▸ **Required work**: The listing below holds pictures; exclude them. Return exactly the lines from the one with "Rebuild this diagram" through the one with "(scripttxt) at (67,178)".

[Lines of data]
++++

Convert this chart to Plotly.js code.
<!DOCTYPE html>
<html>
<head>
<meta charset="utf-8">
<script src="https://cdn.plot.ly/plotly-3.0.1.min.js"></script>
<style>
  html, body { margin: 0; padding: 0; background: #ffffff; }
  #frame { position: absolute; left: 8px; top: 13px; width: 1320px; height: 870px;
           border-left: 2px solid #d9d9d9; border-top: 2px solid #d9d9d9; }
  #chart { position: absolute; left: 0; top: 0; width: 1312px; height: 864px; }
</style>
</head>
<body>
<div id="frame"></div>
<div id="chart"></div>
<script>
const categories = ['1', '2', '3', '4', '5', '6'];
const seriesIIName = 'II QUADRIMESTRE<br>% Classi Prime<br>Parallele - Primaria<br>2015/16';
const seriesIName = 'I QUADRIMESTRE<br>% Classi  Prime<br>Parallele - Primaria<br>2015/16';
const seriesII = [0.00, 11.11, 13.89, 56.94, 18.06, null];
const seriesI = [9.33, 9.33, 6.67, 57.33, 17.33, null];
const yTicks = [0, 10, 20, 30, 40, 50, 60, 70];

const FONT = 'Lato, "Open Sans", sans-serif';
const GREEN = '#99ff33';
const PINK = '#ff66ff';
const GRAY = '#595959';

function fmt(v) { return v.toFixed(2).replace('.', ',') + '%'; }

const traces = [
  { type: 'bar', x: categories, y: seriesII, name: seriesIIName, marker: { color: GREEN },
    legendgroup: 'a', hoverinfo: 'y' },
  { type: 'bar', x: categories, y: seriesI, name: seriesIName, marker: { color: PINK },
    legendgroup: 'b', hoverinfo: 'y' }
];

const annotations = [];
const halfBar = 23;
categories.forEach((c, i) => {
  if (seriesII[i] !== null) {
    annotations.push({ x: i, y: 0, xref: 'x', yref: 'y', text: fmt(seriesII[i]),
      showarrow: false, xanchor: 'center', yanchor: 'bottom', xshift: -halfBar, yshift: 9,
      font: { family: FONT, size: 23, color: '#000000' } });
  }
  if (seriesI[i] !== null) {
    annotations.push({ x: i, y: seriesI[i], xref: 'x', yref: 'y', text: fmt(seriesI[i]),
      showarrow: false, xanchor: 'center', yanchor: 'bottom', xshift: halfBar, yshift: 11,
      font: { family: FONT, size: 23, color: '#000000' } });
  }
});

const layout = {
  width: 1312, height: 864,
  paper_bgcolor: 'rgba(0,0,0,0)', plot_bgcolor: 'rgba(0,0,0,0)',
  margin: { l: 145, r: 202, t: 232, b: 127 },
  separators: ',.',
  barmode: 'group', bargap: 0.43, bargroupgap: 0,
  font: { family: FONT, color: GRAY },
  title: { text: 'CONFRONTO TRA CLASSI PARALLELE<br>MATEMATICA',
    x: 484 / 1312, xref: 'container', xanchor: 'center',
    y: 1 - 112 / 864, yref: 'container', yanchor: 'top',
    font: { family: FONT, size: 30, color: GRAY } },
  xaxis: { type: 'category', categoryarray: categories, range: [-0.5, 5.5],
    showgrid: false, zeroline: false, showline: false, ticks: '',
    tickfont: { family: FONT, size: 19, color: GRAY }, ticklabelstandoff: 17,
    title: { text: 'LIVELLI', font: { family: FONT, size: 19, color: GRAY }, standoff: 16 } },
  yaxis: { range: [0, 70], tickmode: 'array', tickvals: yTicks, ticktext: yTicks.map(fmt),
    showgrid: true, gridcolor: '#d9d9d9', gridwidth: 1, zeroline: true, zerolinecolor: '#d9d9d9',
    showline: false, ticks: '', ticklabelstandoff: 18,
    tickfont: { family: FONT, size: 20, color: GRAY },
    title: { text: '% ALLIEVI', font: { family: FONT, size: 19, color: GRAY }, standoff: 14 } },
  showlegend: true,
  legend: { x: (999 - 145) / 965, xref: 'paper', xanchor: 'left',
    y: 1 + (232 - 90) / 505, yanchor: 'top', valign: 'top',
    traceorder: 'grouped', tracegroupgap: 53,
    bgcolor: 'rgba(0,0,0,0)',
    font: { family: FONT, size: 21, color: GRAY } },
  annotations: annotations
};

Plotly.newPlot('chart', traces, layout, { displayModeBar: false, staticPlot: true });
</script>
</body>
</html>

++++

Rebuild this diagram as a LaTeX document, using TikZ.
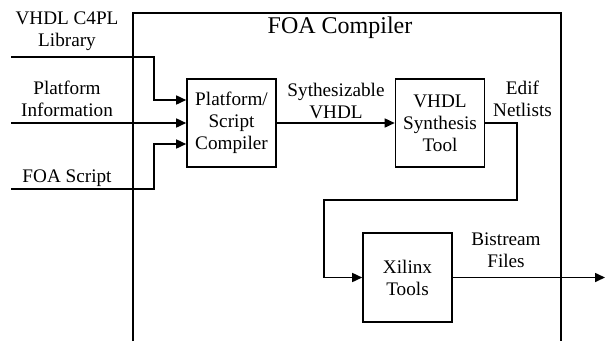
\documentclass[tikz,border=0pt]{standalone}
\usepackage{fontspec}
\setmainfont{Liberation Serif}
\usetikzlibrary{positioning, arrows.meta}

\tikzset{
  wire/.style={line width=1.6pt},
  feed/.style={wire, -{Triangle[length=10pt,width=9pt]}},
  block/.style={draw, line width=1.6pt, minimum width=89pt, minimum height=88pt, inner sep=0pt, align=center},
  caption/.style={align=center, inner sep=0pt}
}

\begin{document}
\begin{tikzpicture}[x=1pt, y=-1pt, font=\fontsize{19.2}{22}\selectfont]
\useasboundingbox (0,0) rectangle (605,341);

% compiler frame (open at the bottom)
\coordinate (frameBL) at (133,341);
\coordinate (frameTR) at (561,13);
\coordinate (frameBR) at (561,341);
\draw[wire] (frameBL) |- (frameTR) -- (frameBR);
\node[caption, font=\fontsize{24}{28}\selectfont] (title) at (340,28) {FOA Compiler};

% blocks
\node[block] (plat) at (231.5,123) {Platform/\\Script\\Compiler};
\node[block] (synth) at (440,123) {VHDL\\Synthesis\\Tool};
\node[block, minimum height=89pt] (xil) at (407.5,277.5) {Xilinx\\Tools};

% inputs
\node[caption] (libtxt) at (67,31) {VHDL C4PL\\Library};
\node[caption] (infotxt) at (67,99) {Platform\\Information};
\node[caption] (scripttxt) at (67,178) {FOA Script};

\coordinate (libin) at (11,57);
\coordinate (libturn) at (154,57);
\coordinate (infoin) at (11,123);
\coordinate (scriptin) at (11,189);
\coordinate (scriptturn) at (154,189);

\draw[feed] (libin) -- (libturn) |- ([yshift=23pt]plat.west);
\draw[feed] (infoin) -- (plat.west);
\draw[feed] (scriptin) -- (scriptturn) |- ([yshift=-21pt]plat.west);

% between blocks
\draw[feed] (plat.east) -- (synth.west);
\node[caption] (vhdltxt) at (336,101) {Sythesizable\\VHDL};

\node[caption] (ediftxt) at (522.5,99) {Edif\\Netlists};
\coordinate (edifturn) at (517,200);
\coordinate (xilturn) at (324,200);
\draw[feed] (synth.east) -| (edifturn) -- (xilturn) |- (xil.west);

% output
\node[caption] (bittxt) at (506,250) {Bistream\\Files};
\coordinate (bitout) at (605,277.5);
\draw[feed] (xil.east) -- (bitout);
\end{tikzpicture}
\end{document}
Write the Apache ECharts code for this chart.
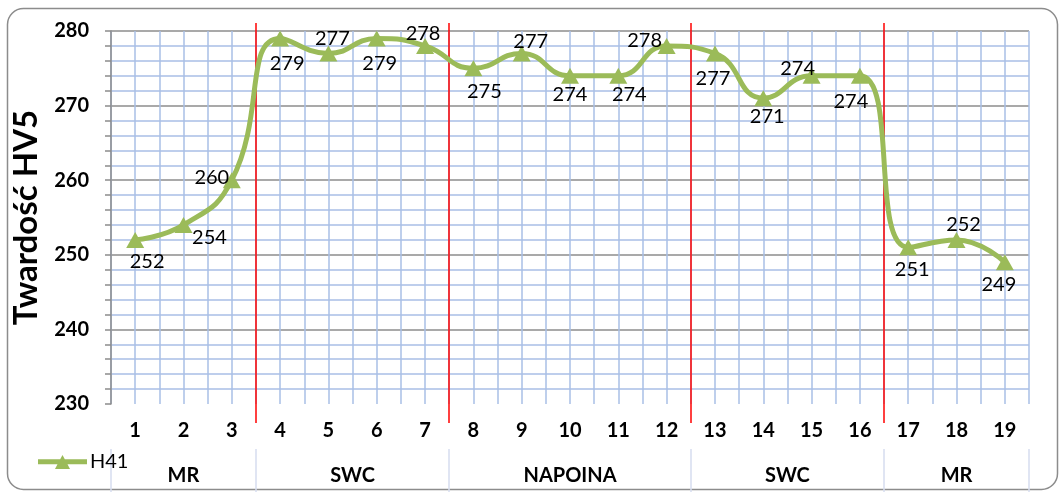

++++

▸ **Reply to the task**:
Rebuild this diagram as a LaTeX document, using TikZ.
\documentclass[tikz,border=0pt]{standalone}
\usepackage{fontspec}
\setmainfont{Liberation Serif}
\usetikzlibrary{positioning, arrows.meta}

\tikzset{
  wire/.style={line width=1.6pt},
  feed/.style={wire, -{Triangle[length=10pt,width=9pt]}},
  block/.style={draw, line width=1.6pt, minimum width=89pt, minimum height=88pt, inner sep=0pt, align=center},
  caption/.style={align=center, inner sep=0pt}
}

\begin{document}
\begin{tikzpicture}[x=1pt, y=-1pt, font=\fontsize{19.2}{22}\selectfont]
\useasboundingbox (0,0) rectangle (605,341);

% compiler frame (open at the bottom)
\coordinate (frameBL) at (133,341);
\coordinate (frameTR) at (561,13);
\coordinate (frameBR) at (561,341);
\draw[wire] (frameBL) |- (frameTR) -- (frameBR);
\node[caption, font=\fontsize{24}{28}\selectfont] (title) at (340,28) {FOA Compiler};

% blocks
\node[block] (plat) at (231.5,123) {Platform/\\Script\\Compiler};
\node[block] (synth) at (440,123) {VHDL\\Synthesis\\Tool};
\node[block, minimum height=89pt] (xil) at (407.5,277.5) {Xilinx\\Tools};

% inputs
\node[caption] (libtxt) at (67,31) {VHDL C4PL\\Library};
\node[caption] (infotxt) at (67,99) {Platform\\Information};
\node[caption] (scripttxt) at (67,178) {FOA Script};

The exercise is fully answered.